Reaction time is a measure of how quickly someone can respond to a stimulus. In the context of the study "Driven to Distraction," reaction time was recorded during a simulated driving task where subjects needed to respond to red lights by braking. Measuring reaction time is crucial for understanding how different factors, such as distractions from using a cell phone, can impair a driver's ability to respond promptly. Factors affecting reaction time can include:

• Attention: Engaged attention generally leads to faster reaction times.
• Distraction: Other activities, like talking, can slow down reaction time.
• Fatigue: Tiredness often increases the time it takes to react.

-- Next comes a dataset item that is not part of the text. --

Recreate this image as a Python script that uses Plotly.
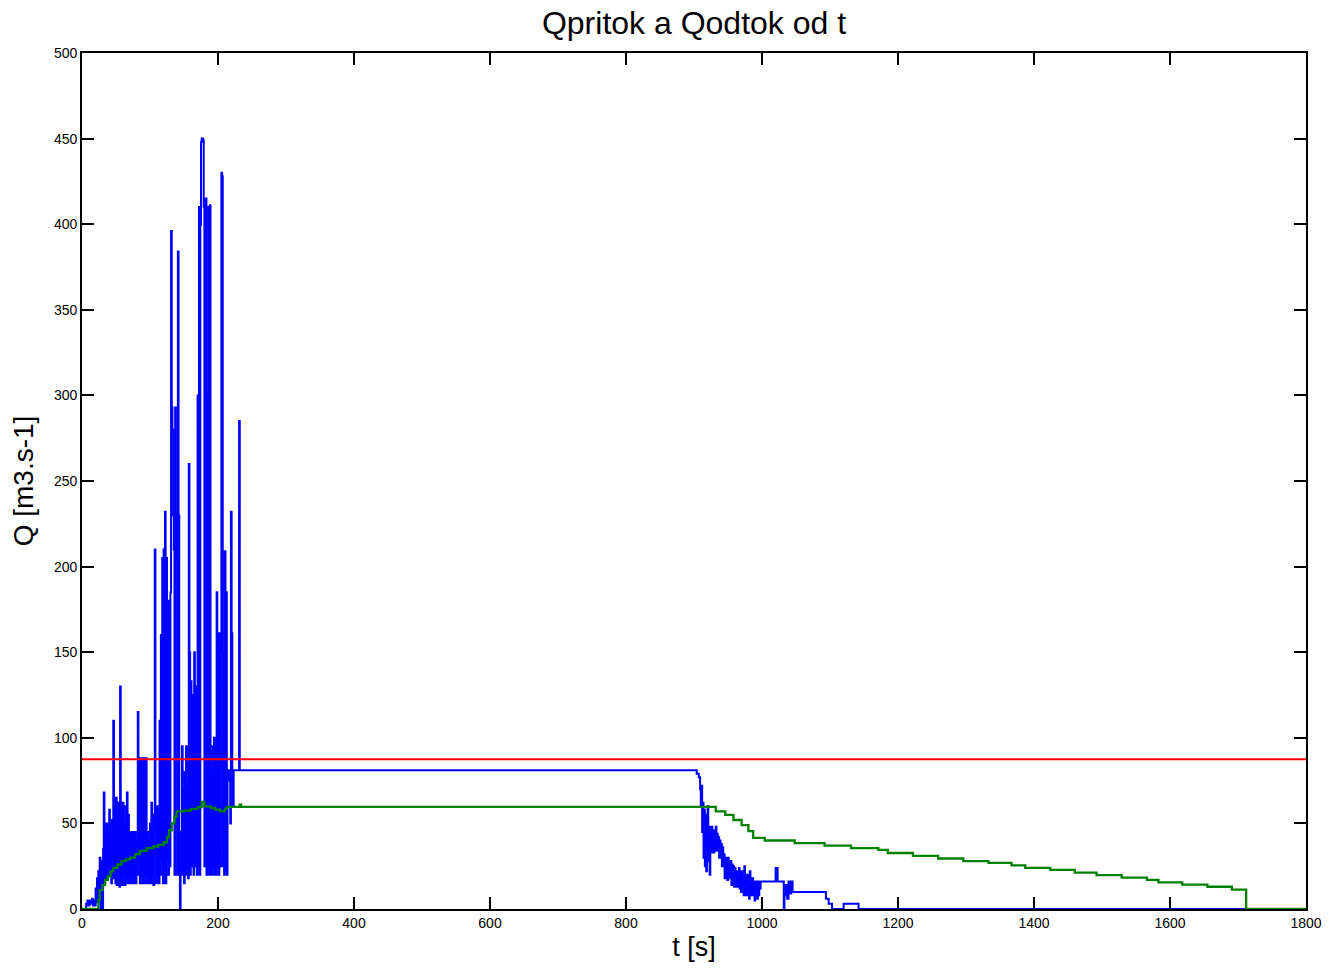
import plotly.graph_objects as go

# Inflow Q_pritok: spiky arrival phase, one sample per second from t = 0 s
t_rise = list(range(0, 233))
q_rise = [
    0, 0, 0, 0, 0, 0, 3, 3, 5, 2,
    2, 5, 5, 3, 4, 6, 2, 3, 5, 2,
    12, 4, 18, 8, 22, 6, 30, 0, 28, 10,
    0, 35, 68, 15, 45, 22, 50, 18, 45, 25,
    58, 20, 48, 15, 52, 30, 110, 18, 60, 15,
    65, 14, 58, 20, 62, 13, 130, 15, 55, 14,
    62, 20, 50, 14, 60, 18, 68, 15, 55, 20,
    45, 15, 45, 20, 45, 15, 45, 20, 45, 15,
    40, 20, 115, 30, 88, 15, 88, 20, 88, 15,
    88, 20, 88, 15, 88, 20, 45, 15, 40, 20,
    50, 15, 62, 20, 45, 14, 55, 210, 45, 15,
    60, 20, 55, 15, 110, 20, 160, 30, 205, 15,
    210, 25, 232, 15, 205, 30, 180, 20, 170, 25,
    185, 396, 293, 280, 230, 210, 20, 293, 230, 205,
    20, 384, 230, 20, 0, 45, 25, 95, 20, 70,
    15, 80, 20, 95, 25, 70, 18, 260, 150, 20,
    133, 25, 125, 104, 20, 150, 100, 25, 130, 20,
    300, 25, 410, 20, 400, 448, 450, 450, 449, 410,
    25, 405, 415, 20, 300, 25, 410, 20, 411, 20,
    80, 25, 95, 20, 100, 25, 95, 20, 185, 25,
    161, 20, 161, 25, 150, 430, 428, 25, 150, 20,
    209, 60, 185, 20, 75, 81, 81, 81, 50, 232,
    161, 81, 60, 81, 81, 81, 81, 81, 81, 81,
    81, 285, 81,
]

# Inflow recession after the steady plateau, one sample per second
t_fall = list(range(904, 1000))
q_fall = [
    79, 79, 79, 77, 77, 70, 60, 72, 45, 62,
    30, 58, 25, 55, 22, 50, 60, 28, 48, 20,
    45, 33, 48, 35, 46, 33, 45, 36, 48, 34,
    44, 36, 42, 30, 40, 33, 38, 25, 36, 28,
    32, 18, 30, 20, 28, 17, 30, 22, 26, 18,
    28, 14, 26, 16, 25, 13, 24, 15, 22, 13,
    20, 15, 24, 12, 20, 10, 22, 14, 18, 8,
    25, 10, 18, 8, 20, 12, 16, 6, 22, 10,
    14, 8, 18, 9, 15, 5, 16, 10, 14, 6,
    16, 8, 16, 12, 16, 16,
]

# Inflow tail: last small pulses until it dries up
t_tail = [1000, 1018, 1020, 1023, 1032, 1033, 1035, 1037, 1039, 1041,
          1043, 1045, 1090, 1094, 1098, 1103, 1120, 1142, 1800]
q_tail = [16, 16, 24, 16, 0, 8, 14, 6, 16, 9,
          16, 10, 10, 6, 3, 0, 3, 0, 0]

# Outflow Q_odtok (stepwise)
t_out = [
    0, 22, 24, 26, 30, 34, 38, 42, 46, 52,
    58, 64, 71, 78, 85, 95, 105, 112, 120, 125,
    128, 132, 136, 139, 150, 160, 170, 176, 180, 190,
    196, 203, 210, 213, 232, 234, 923, 932, 946, 958,
    970, 980, 987, 1004, 1048, 1092, 1131, 1171, 1185, 1222,
    1259, 1296, 1333, 1367, 1387, 1424, 1460, 1492, 1529, 1566,
    1583, 1618, 1655, 1691, 1712, 1800,
]
q_out = [
    0, 0, 5, 11, 14, 17, 19, 22, 24, 26,
    28, 29, 30, 32, 34, 35.5, 36.5, 37.5, 39, 42,
    46, 50, 54, 57, 57.5, 58.5, 59.5, 62.5, 60, 59,
    58, 57, 58.5, 59.6, 61, 59.6, 59.6, 57, 55, 52,
    49, 45.5, 41.5, 40, 38.5, 37, 35.5, 34.5, 32.7, 31,
    29.5, 28, 27, 25.5, 24, 22.8, 21.3, 19.8, 18.3, 17,
    15.5, 14.2, 13, 11.3, 0, 0,
]

# Limit discharge (constant)
t_lim = [0, 1800]
q_lim = [87.5, 87.5]

t_in = t_rise + t_fall + t_tail
q_in = q_rise + q_fall + q_tail

x_ticks = [0, 200, 400, 600, 800, 1000, 1200, 1400, 1600, 1800]
y_ticks = [0, 50, 100, 150, 200, 250, 300, 350, 400, 450, 500]

FONT = "Liberation Sans, Arial, sans-serif"

fig = go.Figure()
fig.add_trace(go.Scatter(x=t_in, y=q_in, mode="lines",
                         line=dict(color="rgb(0,0,255)", width=2,
                                   shape="hv", simplify=False),
                         name="Qpritok"))
fig.add_trace(go.Scatter(x=t_out, y=q_out, mode="lines",
                         line=dict(color="rgb(0,128,0)", width=2.3,
                                   shape="hv", simplify=False),
                         name="Qodtok"))
fig.add_trace(go.Scatter(x=t_lim, y=q_lim, mode="lines",
                         line=dict(color="rgb(255,0,0)", width=2),
                         name="Qlim"))

axis_common = dict(
    showline=True, linecolor="black", linewidth=1.6, mirror="ticks",
    ticks="inside", ticklen=12, tickwidth=1.6, tickcolor="black",
    showgrid=False, zeroline=False, automargin=False,
    tickfont=dict(family=FONT, size=14, color="black"),
)

fig.update_layout(
    width=1331, height=970,
    margin=dict(l=82, r=25, t=53, b=61),
    paper_bgcolor="white", plot_bgcolor="white",
    showlegend=False,
    title=dict(text="Qpritok a Qodtok od t", x=0.5, xref="paper",
               y=1 - 23 / 970, yref="container", yanchor="middle",
               xanchor="center",
               font=dict(family=FONT, size=32, color="black")),
    xaxis=dict(range=[0, 1800], tickvals=x_ticks,
               title=dict(text="t [s]", standoff=8,
                          font=dict(family=FONT, size=27, color="black")),
               **axis_common),
    yaxis=dict(range=[0, 500], tickvals=y_ticks,
               title=dict(text="Q [m3.s-1]", standoff=12,
                          font=dict(family=FONT, size=28, color="black")),
               **axis_common),
)

fig.write_html("out.html")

Understanding reaction time is essential not only for safety in driving but also in various fields such as psychology and ergonomics. It helps uncover how multitasking or environmental factors might influence one's ability to respond to changes.

Sample Size Calculation

Sample size calculation is an important step in designing an experiment. It determines how many subjects need to be included to ensure the findings are statistically reliable. For this study, the researchers sought to ensure the mean reaction time could be estimated within a 5 msec margin of error. This necessitated calculating the appropriate sample size to achieve 95% confidence.To compute the necessary sample size, the formula used is:\[ n = \left(\frac{Z_{\alpha/2} \times s}{E}\right)^2 \]Where:

• \(Z_{\alpha/2}\) is the Z-score corresponding to the desired confidence level (1.96 for 95%).
• \(s\) is the sample standard deviation (70 msec in this study).
• \(E\) is the margin of error (5 msec).

Calculating using these values will give the required number of participants, ensuring the results are significant and reflective of the population they aim to represent.

Mean Reaction Time

Mean reaction time is the average time it takes for a subject to respond to a stimulus. In this study, the mean reaction time was found to be 530 milliseconds. Calculating the mean involves summing all the individual reaction times and dividing by the number of observations. The mean provides a central value that represents the typical reaction speed of the subjects under the conditions of the study. A few key points about mean reaction time include:

• It gives a summary statistic that can be quickly interpreted to understand the general trend.
• It serves as a point of comparison to determine how distractions, like talking on a phone, might impact cognitive functions.
• It's crucial for creating benchmarks in different conditions to evaluate the safety and effectiveness of drivers' responses.

Understanding mean reaction time is essential for assessing how an activity impacts performance and can help suggest improvements in driving safety strategies.

Standard Deviation

Standard deviation is a statistic that measures the spread of a dataset relative to its mean. In this study, a standard deviation of 70 msec was reported, reflecting how much the individual reaction times varied from the mean reaction time of 530 msec. A few important aspects of standard deviation include:

• Low standard deviation indicates that the data points tend to be close to the mean.
• High standard deviation suggests greater variability in reaction times.
• It helps understand the reliability of the calculated mean by providing context on data spread.

Standard deviation is vital in the interpretation of experimental data as it indicates consistency. In reaction time studies, analyzing standard deviation helps determine how consistently subjects perform the task, which is crucial for drawing conclusions about factors affecting reaction times.